The tiger was believed to belong to Carmen Zander, a former circus tiger trainer known as the “Tiger Queen,” whose site local media said held eight big cats. Authorities said no other animals escaped, and a drone search was planned to make sure the property was secure. Zander has faced years of criticism from animal welfare groups; PETA said she lacked an animal welfare permit to keep big cats as of last year and has objected to the cramped conditions it says the animals were kept in.

AI-generated illustration
AI-generated illustration

The episode exposed a deeper problem than one escape. Germany’s animal welfare law requires anyone keeping an animal to feed, house and care for it according to its species needs, and it empowers the federal government to set more detailed rules for housing and supervision. In Saxony, officials said the North Saxony food monitoring and veterinary office had been checking the site, but local reporting also noted that private big-cat rules vary across Germany and that some states apply them differently.

The broader European picture is just as uneven. A question in the European Parliament noted that 28 EU member states and eight neighboring countries were asked how many tigers they kept, but only 17 replied with numbers.

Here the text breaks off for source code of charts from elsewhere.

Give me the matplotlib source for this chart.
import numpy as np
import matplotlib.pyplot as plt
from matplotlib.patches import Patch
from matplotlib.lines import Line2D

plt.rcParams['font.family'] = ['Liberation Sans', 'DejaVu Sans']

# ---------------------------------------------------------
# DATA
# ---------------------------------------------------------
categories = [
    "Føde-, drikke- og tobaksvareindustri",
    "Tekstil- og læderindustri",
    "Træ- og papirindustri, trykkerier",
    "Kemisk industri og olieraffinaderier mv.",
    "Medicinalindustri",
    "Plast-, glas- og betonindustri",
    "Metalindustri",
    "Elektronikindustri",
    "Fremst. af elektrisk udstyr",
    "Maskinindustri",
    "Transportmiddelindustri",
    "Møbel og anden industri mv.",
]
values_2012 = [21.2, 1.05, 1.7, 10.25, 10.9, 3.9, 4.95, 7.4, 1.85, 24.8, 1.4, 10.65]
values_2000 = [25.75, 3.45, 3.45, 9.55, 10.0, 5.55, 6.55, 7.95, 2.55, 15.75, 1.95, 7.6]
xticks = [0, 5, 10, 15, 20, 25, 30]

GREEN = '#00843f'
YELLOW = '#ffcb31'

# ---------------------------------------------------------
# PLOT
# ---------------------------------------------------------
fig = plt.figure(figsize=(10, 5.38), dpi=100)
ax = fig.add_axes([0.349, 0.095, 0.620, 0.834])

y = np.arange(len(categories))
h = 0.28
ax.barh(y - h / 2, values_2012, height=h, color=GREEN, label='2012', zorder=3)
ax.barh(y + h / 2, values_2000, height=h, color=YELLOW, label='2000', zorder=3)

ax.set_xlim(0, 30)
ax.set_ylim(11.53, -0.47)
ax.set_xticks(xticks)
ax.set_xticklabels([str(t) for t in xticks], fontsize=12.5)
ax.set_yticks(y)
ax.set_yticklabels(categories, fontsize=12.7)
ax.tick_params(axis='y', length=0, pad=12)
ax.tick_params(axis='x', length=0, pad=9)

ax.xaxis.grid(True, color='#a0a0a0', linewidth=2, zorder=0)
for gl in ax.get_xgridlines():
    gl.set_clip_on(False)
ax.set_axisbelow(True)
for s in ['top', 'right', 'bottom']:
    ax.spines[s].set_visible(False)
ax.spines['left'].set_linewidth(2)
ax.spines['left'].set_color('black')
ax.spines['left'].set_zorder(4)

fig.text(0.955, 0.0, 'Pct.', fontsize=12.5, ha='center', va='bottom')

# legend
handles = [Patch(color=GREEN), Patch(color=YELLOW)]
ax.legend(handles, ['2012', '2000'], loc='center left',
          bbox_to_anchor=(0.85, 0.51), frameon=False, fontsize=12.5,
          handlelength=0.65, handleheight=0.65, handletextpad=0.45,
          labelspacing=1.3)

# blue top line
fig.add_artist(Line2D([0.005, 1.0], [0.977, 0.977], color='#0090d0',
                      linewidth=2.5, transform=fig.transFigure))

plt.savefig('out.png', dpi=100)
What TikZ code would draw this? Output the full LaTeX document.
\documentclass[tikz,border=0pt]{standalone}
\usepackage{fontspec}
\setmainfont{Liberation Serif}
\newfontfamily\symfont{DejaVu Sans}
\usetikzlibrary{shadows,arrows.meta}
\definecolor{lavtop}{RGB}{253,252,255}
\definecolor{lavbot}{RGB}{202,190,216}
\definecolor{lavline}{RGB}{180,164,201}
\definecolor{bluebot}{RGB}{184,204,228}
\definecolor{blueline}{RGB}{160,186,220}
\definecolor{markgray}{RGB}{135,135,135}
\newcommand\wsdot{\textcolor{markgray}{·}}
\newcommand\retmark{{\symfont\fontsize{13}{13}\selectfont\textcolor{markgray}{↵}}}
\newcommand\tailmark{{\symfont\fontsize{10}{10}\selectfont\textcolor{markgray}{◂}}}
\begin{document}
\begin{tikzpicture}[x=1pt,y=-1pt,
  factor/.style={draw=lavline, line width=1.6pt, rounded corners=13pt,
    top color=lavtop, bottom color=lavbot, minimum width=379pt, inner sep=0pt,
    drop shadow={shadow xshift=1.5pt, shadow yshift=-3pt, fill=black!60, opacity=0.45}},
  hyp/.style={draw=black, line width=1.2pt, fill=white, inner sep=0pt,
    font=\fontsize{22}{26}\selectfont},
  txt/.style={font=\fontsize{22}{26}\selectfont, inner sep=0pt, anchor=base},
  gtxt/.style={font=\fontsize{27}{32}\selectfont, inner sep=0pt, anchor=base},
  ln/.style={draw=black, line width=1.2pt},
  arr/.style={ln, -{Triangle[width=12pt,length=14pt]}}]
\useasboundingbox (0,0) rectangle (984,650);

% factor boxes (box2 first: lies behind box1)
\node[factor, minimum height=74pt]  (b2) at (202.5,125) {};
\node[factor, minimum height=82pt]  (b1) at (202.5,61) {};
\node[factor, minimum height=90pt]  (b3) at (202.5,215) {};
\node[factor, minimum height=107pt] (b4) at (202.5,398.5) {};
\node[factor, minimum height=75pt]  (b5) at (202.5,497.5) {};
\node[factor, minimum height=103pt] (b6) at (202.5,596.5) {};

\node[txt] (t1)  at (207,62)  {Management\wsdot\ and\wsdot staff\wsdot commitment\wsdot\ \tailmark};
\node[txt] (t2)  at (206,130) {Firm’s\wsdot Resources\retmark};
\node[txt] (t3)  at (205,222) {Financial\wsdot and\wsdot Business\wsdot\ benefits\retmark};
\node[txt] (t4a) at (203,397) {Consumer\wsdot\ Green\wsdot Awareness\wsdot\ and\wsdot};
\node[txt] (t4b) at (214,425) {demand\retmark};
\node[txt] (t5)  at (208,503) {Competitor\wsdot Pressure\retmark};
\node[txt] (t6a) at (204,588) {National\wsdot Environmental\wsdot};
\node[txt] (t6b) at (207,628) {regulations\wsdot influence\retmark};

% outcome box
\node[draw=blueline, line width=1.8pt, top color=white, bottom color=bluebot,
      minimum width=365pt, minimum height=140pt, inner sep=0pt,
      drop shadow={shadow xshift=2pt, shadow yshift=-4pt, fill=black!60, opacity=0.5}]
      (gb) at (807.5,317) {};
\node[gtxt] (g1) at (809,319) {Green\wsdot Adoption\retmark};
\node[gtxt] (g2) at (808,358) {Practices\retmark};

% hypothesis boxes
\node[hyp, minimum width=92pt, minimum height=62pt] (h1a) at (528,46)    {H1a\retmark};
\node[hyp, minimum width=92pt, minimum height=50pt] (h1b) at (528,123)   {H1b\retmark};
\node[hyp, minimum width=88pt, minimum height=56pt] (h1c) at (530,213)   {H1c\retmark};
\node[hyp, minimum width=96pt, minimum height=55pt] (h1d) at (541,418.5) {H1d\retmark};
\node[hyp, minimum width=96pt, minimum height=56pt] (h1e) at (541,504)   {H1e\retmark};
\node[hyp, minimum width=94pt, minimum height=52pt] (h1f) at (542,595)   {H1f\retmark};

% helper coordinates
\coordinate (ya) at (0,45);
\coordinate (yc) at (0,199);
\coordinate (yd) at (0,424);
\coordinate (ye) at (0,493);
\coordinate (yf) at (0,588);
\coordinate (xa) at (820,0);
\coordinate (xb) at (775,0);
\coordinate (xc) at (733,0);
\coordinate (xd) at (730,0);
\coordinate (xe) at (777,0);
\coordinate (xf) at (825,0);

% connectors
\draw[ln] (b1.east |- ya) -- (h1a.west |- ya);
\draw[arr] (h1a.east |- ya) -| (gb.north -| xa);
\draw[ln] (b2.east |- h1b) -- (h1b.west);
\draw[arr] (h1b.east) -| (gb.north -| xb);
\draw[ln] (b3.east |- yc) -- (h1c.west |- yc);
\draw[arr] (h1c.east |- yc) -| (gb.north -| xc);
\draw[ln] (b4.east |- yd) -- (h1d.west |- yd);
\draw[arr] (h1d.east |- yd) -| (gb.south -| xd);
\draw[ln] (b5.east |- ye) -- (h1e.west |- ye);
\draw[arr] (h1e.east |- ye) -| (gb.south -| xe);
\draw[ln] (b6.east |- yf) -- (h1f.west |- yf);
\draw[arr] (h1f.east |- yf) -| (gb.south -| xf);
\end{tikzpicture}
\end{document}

FOUR PAWS said most authorities did not know, or did not record, how many captive tigers they had, estimating about 1,600 across Europe compared with 913 suspected by officials. That patchy oversight is exactly what incidents like Schkeuditz expose.

The legal pressure on Carmen Zander may now grow. German media reported that Leipzig prosecutors had already investigated her over alleged tiger shows without proper approval, and Zander previously admitted in court to banned private performances to help pay for the animals, which a lawyer said cost more than €1,000 a month to feed. Schkeuditz mayor Thomas Druskat summed up the local response in blunt terms: “the enclosure has to go.” The attack is likely to intensify pressure for tighter inspections, clearer permit standards and sharper limits on private ownership of dangerous exotic animals.